Demby’s goal with Novus Magnificat was to create (in no particular order): a portal through a stargate, a transformative journey, “contemporary classical space music,” a dedication to the “Infinite One,”  and “music conjured by the future.” And further, she states that its creation was in some abstract way divinely inspired. In the harsh light of 2020 its technological limitations are glaring, but more than that, it falls into the trap so many New Age albums did: promising ecstasy on a grand scale and falling short. 

Yet there were a couple of minutes where the album penetrated the fog of my high expectations.
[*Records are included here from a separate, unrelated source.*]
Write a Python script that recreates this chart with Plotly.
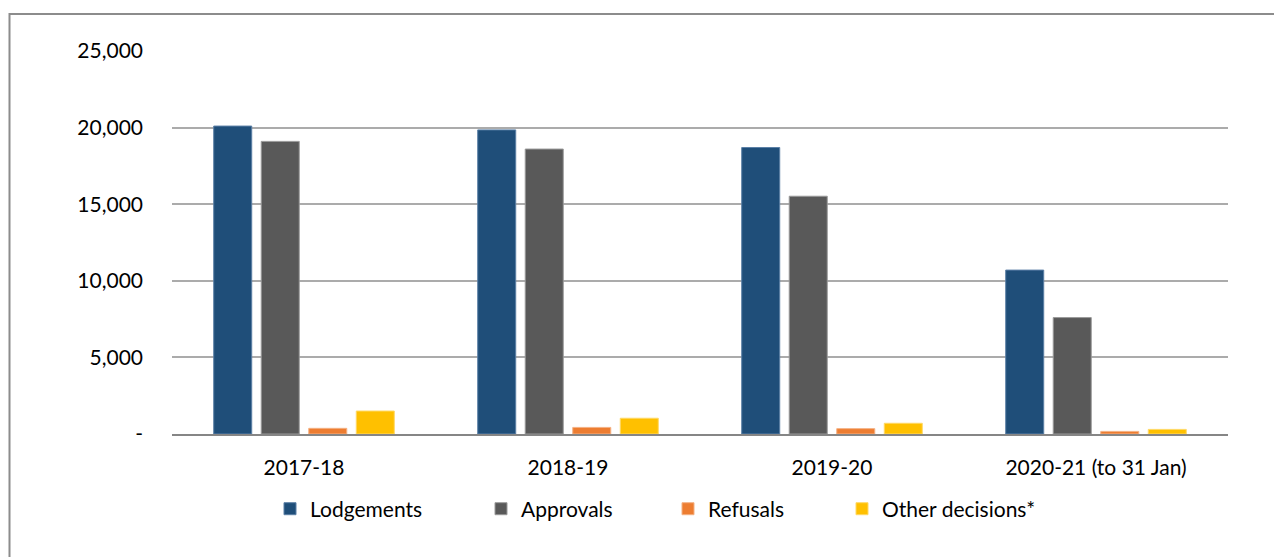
import plotly.graph_objects as go

years = ["2017-18", "2018-19", "2019-20", "2020-21 (to 31 Jan)"]
lodgements = [20100, 19850, 18700, 10700]
approvals = [19100, 18600, 15520, 7600]
refusals = [370, 430, 350, 170]
other_decisions = [1500, 1030, 700, 300]

series = [
    ("Lodgements", lodgements, "#1F4E79", "#5B7FA6"),
    ("Approvals", approvals, "#595959", "#9A9A9A"),
    ("Refusals", refusals, "#ED7D31", "#F4B183"),
    ("Other decisions*", other_decisions, "#FFC000", "#FFD966"),
]

FONT = "Lato"
# plot area in pixels: x 172..1228, y 51..434
PL, PW = 172, 1056
legend_px = [270, 481, 668, 842]  # left edge of each legend entry

fig = go.Figure()
for i, (name, vals, col, edge) in enumerate(series):
    leg = "legend" if i == 0 else "legend%d" % (i + 1)
    fig.add_trace(go.Bar(x=years, y=vals, name=name, legend=leg,
                         marker=dict(color=col, line=dict(color=edge, width=1))))

layout_legends = {}
for i, px in enumerate(legend_px):
    key = "legend" if i == 0 else "legend%d" % (i + 1)
    layout_legends[key] = dict(orientation="h", x=(px - PL) / PW, xanchor="left",
                               y=-0.196, yanchor="middle", font=dict(size=21),
                               itemwidth=30, bgcolor="rgba(0,0,0,0)")

fig.update_layout(
    width=1274, height=557,
    margin=dict(l=172, r=46, t=51, b=123),
    paper_bgcolor="white", plot_bgcolor="white",
    font=dict(family=FONT, size=21, color="#000000"),
    barmode="group", bargap=0.28, bargroupgap=0.2,
    showlegend=True,
    **layout_legends,
)

fig.update_xaxes(showgrid=False, showline=True, linecolor="#868686", linewidth=2,
                 ticks="", ticklabelstandoff=14, tickfont=dict(size=21))
fig.update_yaxes(range=[0, 25000], tickvals=[0, 5000, 10000, 15000, 20000, 25000],
                 ticktext=["-", "5,000", "10,000", "15,000", "20,000", "25,000"],
                 showgrid=True, gridcolor="#ABABAB", gridwidth=2, zeroline=False,
                 showline=False, ticks="", ticklabelstandoff=28, tickfont=dict(size=21))

# outer chart-frame border (cut off at right and bottom in the reference)
fig.add_shape(type="rect", xref="paper", yref="paper",
              x0=(9.5 - 172) / 1056, x1=1.2, y0=-0.6, y1=(434 - 14) / 383,
              line=dict(color="#8C8C8C", width=2), fillcolor="rgba(0,0,0,0)", layer="below")

fig.write_html("out.html", config={"displayModeBar": False},
               post_script="document.body.style.margin='0';document.body.style.overflow='hidden';")
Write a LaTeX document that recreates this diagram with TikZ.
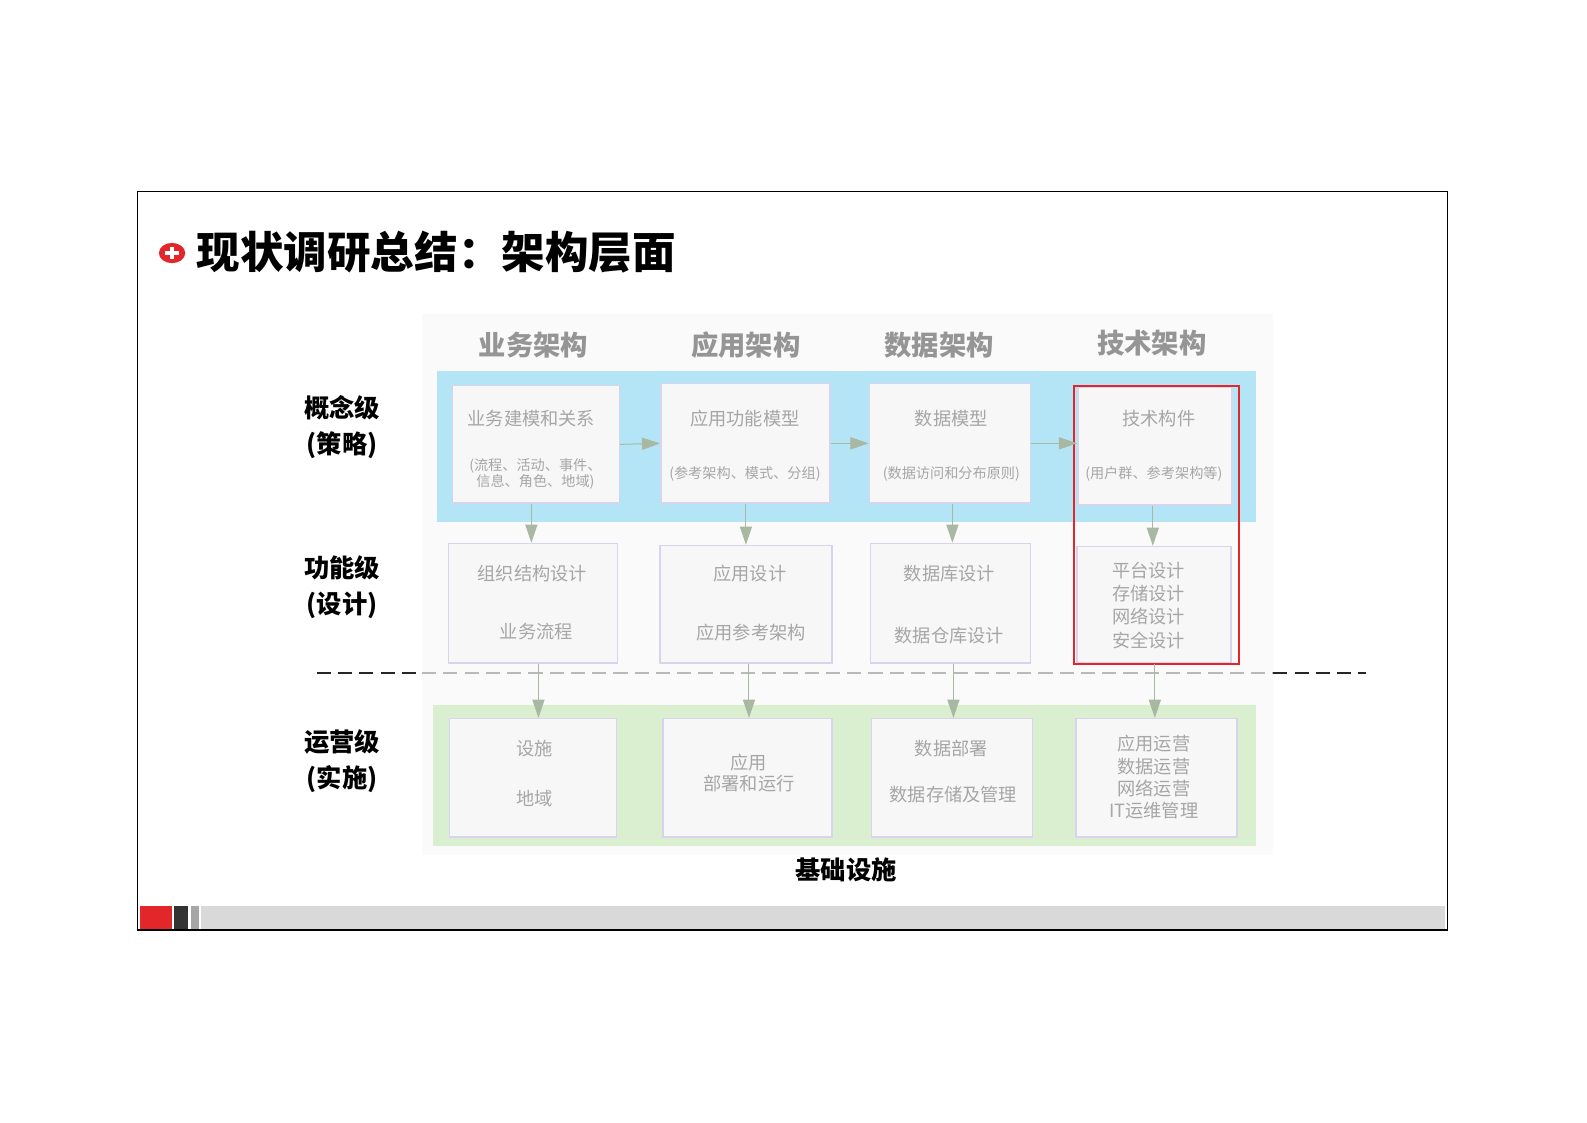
\documentclass[tikz,border=0pt]{standalone}
\usepackage{fontspec}
\setmainfont{Noto Sans CJK SC}
\usetikzlibrary{arrows.meta}
\definecolor{blueband}{HTML}{B3E5F6}
\definecolor{greenband}{HTML}{DAEFD0}
\definecolor{boxfill}{HTML}{F7F7F7}
\definecolor{boxline}{HTML}{D8D4EE}
\definecolor{txtgray}{HTML}{A6A6A6}
\definecolor{arrcol}{HTML}{A9B8A2}
\definecolor{redc}{HTML}{E3262A}
\tikzset{
 cbox/.style={draw=boxline,fill=boxfill,line width=1.5pt},
 btxt/.style={text=txtgray,font=\fontsize{18}{21}\selectfont,align=center},
 stxt/.style={text=txtgray,font=\fontsize{14}{16}\selectfont,align=center},
 hdr/.style={text=txtgray!90!black,font=\fontsize{27}{30}\selectfont\bfseries},
 side/.style={font=\fontsize{25}{35}\selectfont\bfseries,align=center},
 flow/.style={draw=arrcol,line width=1pt,-{Triangle[length=18pt,width=12pt]}},
}
\begin{document}
\begin{tikzpicture}[x=1pt,y=-1pt]
\useasboundingbox (0,0) rectangle (1568,1109);
\draw[line width=1.5pt] (136,189) rectangle (1430,919);
% bottom bar
\fill[gray!30] (199,895) rectangle (1428,918);
\fill[redc] (138,895) rectangle (170,918);
\fill[black!80] (172,895) rectangle (186,918);
\fill[gray!70] (189,895) rectangle (197,918);
% title
\fill[redc] (170,250) ellipse (13pt and 10pt);
\fill[white] (163,248) rectangle (177,252);
\fill[white] (168,244) rectangle (172,256);
\node[anchor=west,font=\fontsize{43}{46}\selectfont\bfseries] (title) at (191,249) {现状调研总结：架构层面};
% background panels
\fill[gray!4] (417,310) rectangle (1258,845);
\fill[blueband] (432,367) rectangle (1241,516);
\fill[greenband] (428,697) rectangle (1241,836);
% headers
\node[hdr] (h1) at (527,341) {业务架构};
\node[hdr] (h2) at (737,341) {应用架构};
\node[hdr] (h3) at (928,341) {数据架构};
\node[hdr] (h4) at (1138,339) {技术架构};
% side labels
\node[side] (s1) at (338,422) {概念级\\(策略)};
\node[side] (s2) at (338,580) {功能级\\(设计)};
\node[side] (s3) at (338,752) {运营级\\(实施)};
% concept boxes
\node[cbox,minimum width=165pt,minimum height=116pt] (c1) at (529.5,439) {};
\node[cbox,minimum width=167pt,minimum height=118pt] (c2) at (736.5,438) {};
\node[cbox,minimum width=159pt,minimum height=118pt] (c3) at (938.5,438) {};
\node[cbox,minimum width=152pt,minimum height=116pt] (c4) at (1141,441) {};
\node[btxt] at (525,414) {业务建模和关系};
\node[stxt] at (529,468) {(流程、活动、事件、\\信息、角色、地域)};
\node[btxt] at (736,414) {应用功能模型};
\node[stxt] at (736,468) {(参考架构、模式、分组)};
\node[btxt] at (940,414) {数据模型};
\node[stxt] at (940,468) {(数据访问和分布原则)};
\node[btxt] at (1145,414) {技术构件};
\node[stxt] at (1140,468) {(用户群、参考架构等)};
% function boxes
\node[cbox,minimum width=167pt,minimum height=118pt] (f1) at (526.5,596) {};
\node[cbox,minimum width=170pt,minimum height=116pt] (f2) at (737,597) {};
\node[cbox,minimum width=158pt,minimum height=118pt] (f3) at (939,596) {};
\node[cbox,minimum width=152pt,minimum height=115pt] (f4) at (1140,597.5) {};
\node[btxt] at (526,567) {组织结构设计};
\node[btxt] at (530,624) {业务流程};
\node[btxt] at (741,567) {应用设计};
\node[btxt] at (742,625) {应用参考架构};
\node[btxt] at (938,567) {数据库设计};
\node[btxt] at (938,628) {数据仓库设计};
\node[btxt,font=\fontsize{18}{23}\selectfont] at (1135,598) {平台设计\\存储设计\\网络设计\\安全设计};
% ops boxes
\node[cbox,minimum width=165pt,minimum height=117pt] (o1) at (526.5,768.5) {};
\node[cbox,minimum width=167pt,minimum height=117pt] (o2) at (738.5,768.5) {};
\node[cbox,minimum width=159pt,minimum height=117pt] (o3) at (940.5,768.5) {};
\node[cbox,minimum width=159pt,minimum height=117pt] (o4) at (1142.5,768.5) {};
\node[btxt] at (528,740) {设施};
\node[btxt] at (528,789) {地域};
\node[btxt] at (740,764) {应用\\部署和运行};
\node[btxt] at (940,740) {数据部署};
\node[btxt] at (942,785) {数据存储及管理};
\node[btxt,font=\fontsize{18}{22}\selectfont] at (1140,768) {应用运营\\数据运营\\网络运营\\IT运维管理};
% red highlight
\draw[redc,line width=1.8pt] (1061,381) rectangle (1224,656);
% dashed line
\coordinate (dl0) at (313,665); \coordinate (dl1) at (417,665);
\coordinate (dl2) at (1258,665); \coordinate (dl3) at (1350,665);
\draw[dash pattern=on 14pt off 7pt,line width=2.5pt,black!85] (dl0) -- (dl1);
\draw[dash pattern=on 14pt off 7pt,line width=2.5pt,gray!55] (dl1) -- (dl2);
\draw[dash pattern=on 14pt off 7pt,line width=2.5pt,black!85] (dl2) -- (dl3);
% horizontal flows
\draw[flow] (c1.east) -- (c2.west);
\draw[flow] (c2.east) -- (c3.west);
\draw[flow] (c3.east) -- (c4.west |- c3.east);
% vertical flows
\draw[flow] (c1.south -| 525,0) -- (f1.north -| 525,0);
\draw[flow] (c2.south -| 737,0) -- (f2.north -| 737,0);
\draw[flow] (c3.south -| 941,0) -- (f3.north -| 941,0);
\draw[flow] (c4.south -| 1139,0) -- (f4.north -| 1139,0);
\draw[flow] (f1.south -| 532,0) -- (o1.north -| 532,0);
\draw[flow] (f2.south -| 740,0) -- (o2.north -| 740,0);
\draw[flow] (f3.south -| 942,0) -- (o3.north -| 942,0);
\draw[flow] (f4.south -| 1141,0) -- (o4.north -| 1141,0);
\node[font=\fontsize{25}{28}\selectfont\bfseries] (base) at (836,859) {基础设施};
\end{tikzpicture}
\end{document}
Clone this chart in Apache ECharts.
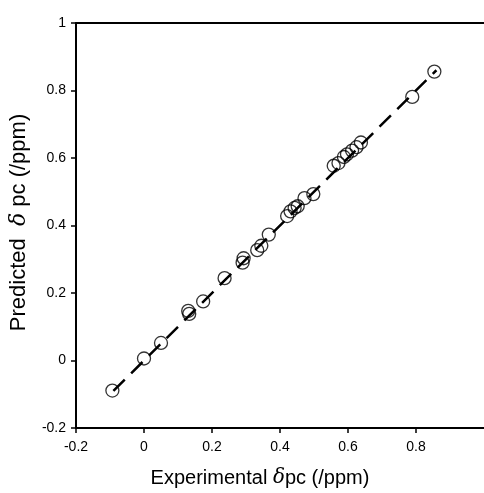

It was the section where Demby seemed not to be randomly channeling some force through free, aimless improv; it was the section that seemed the most pre-conceived, the most reliant on complexity, and the most indebted to a more rigid musical genre that existed 300 years previously. The passage still didn’t join me with the infinite one or make me rapt with spiritual ecstasy, but it did capture my attention. It made me briefly pause, briefly escape. The stargate may not have opened, but at least it blinked.